====== Material ======

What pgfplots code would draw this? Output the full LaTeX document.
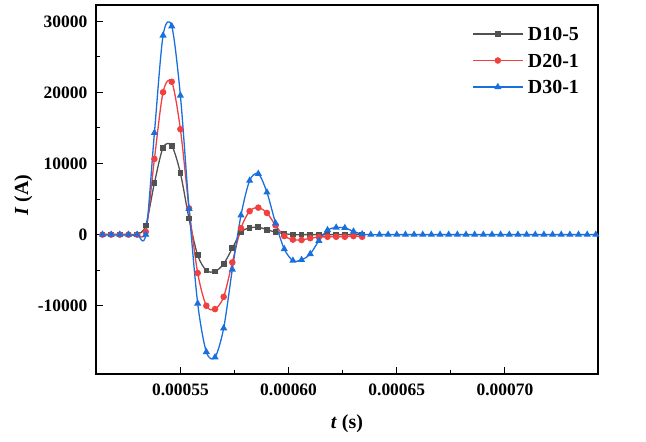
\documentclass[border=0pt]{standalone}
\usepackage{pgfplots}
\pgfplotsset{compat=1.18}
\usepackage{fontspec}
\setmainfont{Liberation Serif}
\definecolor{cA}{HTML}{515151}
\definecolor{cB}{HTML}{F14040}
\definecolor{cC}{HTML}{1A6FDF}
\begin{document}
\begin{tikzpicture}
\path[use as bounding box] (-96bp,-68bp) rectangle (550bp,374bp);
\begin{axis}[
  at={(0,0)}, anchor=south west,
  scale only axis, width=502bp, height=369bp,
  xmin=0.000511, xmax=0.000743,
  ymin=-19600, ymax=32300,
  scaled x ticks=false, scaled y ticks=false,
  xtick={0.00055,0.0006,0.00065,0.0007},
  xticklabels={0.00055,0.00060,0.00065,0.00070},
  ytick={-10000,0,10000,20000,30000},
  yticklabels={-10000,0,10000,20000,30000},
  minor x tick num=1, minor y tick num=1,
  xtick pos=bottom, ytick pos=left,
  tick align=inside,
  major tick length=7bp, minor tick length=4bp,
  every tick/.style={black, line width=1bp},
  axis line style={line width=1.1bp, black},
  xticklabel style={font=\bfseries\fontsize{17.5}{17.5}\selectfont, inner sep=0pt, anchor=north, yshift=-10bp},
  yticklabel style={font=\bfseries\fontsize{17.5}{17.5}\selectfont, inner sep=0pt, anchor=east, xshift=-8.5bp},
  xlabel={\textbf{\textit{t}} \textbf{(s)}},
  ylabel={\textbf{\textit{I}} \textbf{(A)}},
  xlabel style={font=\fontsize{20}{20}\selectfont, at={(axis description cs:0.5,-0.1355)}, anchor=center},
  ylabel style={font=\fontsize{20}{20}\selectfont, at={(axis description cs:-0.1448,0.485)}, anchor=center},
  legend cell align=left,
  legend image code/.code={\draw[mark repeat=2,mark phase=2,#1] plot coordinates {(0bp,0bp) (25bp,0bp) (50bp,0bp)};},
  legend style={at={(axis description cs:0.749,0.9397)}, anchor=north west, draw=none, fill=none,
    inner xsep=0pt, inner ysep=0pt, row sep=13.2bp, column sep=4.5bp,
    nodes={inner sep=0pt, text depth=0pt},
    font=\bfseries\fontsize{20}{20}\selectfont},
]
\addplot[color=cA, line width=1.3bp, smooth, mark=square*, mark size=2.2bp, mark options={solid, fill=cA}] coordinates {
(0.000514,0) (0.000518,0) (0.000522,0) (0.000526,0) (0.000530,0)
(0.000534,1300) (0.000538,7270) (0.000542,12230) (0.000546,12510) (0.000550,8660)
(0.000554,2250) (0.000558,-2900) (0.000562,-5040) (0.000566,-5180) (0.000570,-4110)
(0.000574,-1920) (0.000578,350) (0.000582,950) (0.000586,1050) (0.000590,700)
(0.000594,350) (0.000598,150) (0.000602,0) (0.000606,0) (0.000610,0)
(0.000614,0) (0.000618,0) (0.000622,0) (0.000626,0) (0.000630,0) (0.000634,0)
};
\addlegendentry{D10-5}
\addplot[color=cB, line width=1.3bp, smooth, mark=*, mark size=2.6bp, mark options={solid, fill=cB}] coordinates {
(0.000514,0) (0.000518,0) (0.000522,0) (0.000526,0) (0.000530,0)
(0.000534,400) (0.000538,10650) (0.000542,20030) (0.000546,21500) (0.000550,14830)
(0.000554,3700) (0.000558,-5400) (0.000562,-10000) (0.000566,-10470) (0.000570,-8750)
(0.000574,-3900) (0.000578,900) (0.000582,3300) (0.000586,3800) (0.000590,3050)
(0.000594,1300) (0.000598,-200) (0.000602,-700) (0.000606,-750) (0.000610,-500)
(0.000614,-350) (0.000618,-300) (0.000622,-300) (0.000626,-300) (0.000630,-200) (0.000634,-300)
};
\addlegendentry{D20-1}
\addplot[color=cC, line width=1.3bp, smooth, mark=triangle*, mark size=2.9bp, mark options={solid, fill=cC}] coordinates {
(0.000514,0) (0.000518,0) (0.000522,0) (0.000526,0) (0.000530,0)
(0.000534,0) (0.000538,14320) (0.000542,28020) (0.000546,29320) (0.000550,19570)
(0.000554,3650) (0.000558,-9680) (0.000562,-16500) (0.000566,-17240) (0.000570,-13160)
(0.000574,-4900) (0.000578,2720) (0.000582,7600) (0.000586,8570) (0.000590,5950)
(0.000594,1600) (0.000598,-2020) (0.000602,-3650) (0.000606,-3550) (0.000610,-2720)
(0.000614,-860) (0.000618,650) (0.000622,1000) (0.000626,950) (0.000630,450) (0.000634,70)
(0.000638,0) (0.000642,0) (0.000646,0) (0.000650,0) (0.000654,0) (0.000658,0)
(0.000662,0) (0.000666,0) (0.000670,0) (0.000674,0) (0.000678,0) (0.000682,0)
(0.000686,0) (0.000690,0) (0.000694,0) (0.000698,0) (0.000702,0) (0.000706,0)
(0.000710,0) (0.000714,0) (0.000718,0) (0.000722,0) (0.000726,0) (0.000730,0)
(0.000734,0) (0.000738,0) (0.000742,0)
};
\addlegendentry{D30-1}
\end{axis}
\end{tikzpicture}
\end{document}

======

## Aim
Write out each line of the data exactly; the images should be left out.

## Full solution
What pgfplots code would draw this? Output the full LaTeX document.
\documentclass[border=0pt]{standalone}
\usepackage{pgfplots}
\pgfplotsset{compat=1.18}
\usepackage{fontspec}
\setmainfont{Liberation Serif}
\definecolor{cA}{HTML}{515151}
\definecolor{cB}{HTML}{F14040}
\definecolor{cC}{HTML}{1A6FDF}
\begin{document}
\begin{tikzpicture}
\path[use as bounding box] (-96bp,-68bp) rectangle (550bp,374bp);
\begin{axis}[
  at={(0,0)}, anchor=south west,
  scale only axis, width=502bp, height=369bp,
  xmin=0.000511, xmax=0.000743,
  ymin=-19600, ymax=32300,
  scaled x ticks=false, scaled y ticks=false,
  xtick={0.00055,0.0006,0.00065,0.0007},
  xticklabels={0.00055,0.00060,0.00065,0.00070},
  ytick={-10000,0,10000,20000,30000},
  yticklabels={-10000,0,10000,20000,30000},
  minor x tick num=1, minor y tick num=1,
  xtick pos=bottom, ytick pos=left,
  tick align=inside,
  major tick length=7bp, minor tick length=4bp,
  every tick/.style={black, line width=1bp},
  axis line style={line width=1.1bp, black},
  xticklabel style={font=\bfseries\fontsize{17.5}{17.5}\selectfont, inner sep=0pt, anchor=north, yshift=-10bp},
  yticklabel style={font=\bfseries\fontsize{17.5}{17.5}\selectfont, inner sep=0pt, anchor=east, xshift=-8.5bp},
  xlabel={\textbf{\textit{t}} \textbf{(s)}},
  ylabel={\textbf{\textit{I}} \textbf{(A)}},
  xlabel style={font=\fontsize{20}{20}\selectfont, at={(axis description cs:0.5,-0.1355)}, anchor=center},
  ylabel style={font=\fontsize{20}{20}\selectfont, at={(axis description cs:-0.1448,0.485)}, anchor=center},
  legend cell align=left,
  legend image code/.code={\draw[mark repeat=2,mark phase=2,#1] plot coordinates {(0bp,0bp) (25bp,0bp) (50bp,0bp)};},
  legend style={at={(axis description cs:0.749,0.9397)}, anchor=north west, draw=none, fill=none,
    inner xsep=0pt, inner ysep=0pt, row sep=13.2bp, column sep=4.5bp,
    nodes={inner sep=0pt, text depth=0pt},
    font=\bfseries\fontsize{20}{20}\selectfont},
]
\addplot[color=cA, line width=1.3bp, smooth, mark=square*, mark size=2.2bp, mark options={solid, fill=cA}] coordinates {
(0.000514,0) (0.000518,0) (0.000522,0) (0.000526,0) (0.000530,0)
(0.000534,1300) (0.000538,7270) (0.000542,12230) (0.000546,12510) (0.000550,8660)
(0.000554,2250) (0.000558,-2900) (0.000562,-5040) (0.000566,-5180) (0.000570,-4110)
(0.000574,-1920) (0.000578,350) (0.000582,950) (0.000586,1050) (0.000590,700)
(0.000594,350) (0.000598,150) (0.000602,0) (0.000606,0) (0.000610,0)
(0.000614,0) (0.000618,0) (0.000622,0) (0.000626,0) (0.000630,0) (0.000634,0)
};
\addlegendentry{D10-5}
\addplot[color=cB, line width=1.3bp, smooth, mark=*, mark size=2.6bp, mark options={solid, fill=cB}] coordinates {
(0.000514,0) (0.000518,0) (0.000522,0) (0.000526,0) (0.000530,0)
(0.000534,400) (0.000538,10650) (0.000542,20030) (0.000546,21500) (0.000550,14830)
(0.000554,3700) (0.000558,-5400) (0.000562,-10000) (0.000566,-10470) (0.000570,-8750)
(0.000574,-3900) (0.000578,900) (0.000582,3300) (0.000586,3800) (0.000590,3050)
(0.000594,1300) (0.000598,-200) (0.000602,-700) (0.000606,-750) (0.000610,-500)
(0.000614,-350) (0.000618,-300) (0.000622,-300) (0.000626,-300) (0.000630,-200) (0.000634,-300)
};
\addlegendentry{D20-1}
\addplot[color=cC, line width=1.3bp, smooth, mark=triangle*, mark size=2.9bp, mark options={solid, fill=cC}] coordinates {
(0.000514,0) (0.000518,0) (0.000522,0) (0.000526,0) (0.000530,0)
(0.000534,0) (0.000538,14320) (0.000542,28020) (0.000546,29320) (0.000550,19570)
(0.000554,3650) (0.000558,-9680) (0.000562,-16500) (0.000566,-17240) (0.000570,-13160)
(0.000574,-4900) (0.000578,2720) (0.000582,7600) (0.000586,8570) (0.000590,5950)
(0.000594,1600) (0.000598,-2020) (0.000602,-3650) (0.000606,-3550) (0.000610,-2720)
(0.000614,-860) (0.000618,650) (0.000622,1000) (0.000626,950) (0.000630,450) (0.000634,70)
(0.000638,0) (0.000642,0) (0.000646,0) (0.000650,0) (0.000654,0) (0.000658,0)
(0.000662,0) (0.000666,0) (0.000670,0) (0.000674,0) (0.000678,0) (0.000682,0)
(0.000686,0) (0.000690,0) (0.000694,0) (0.000698,0) (0.000702,0) (0.000706,0)
(0.000710,0) (0.000714,0) (0.000718,0) (0.000722,0) (0.000726,0) (0.000730,0)
(0.000734,0) (0.000738,0) (0.000742,0)
};
\addlegendentry{D30-1}
\end{axis}
\end{tikzpicture}
\end{document}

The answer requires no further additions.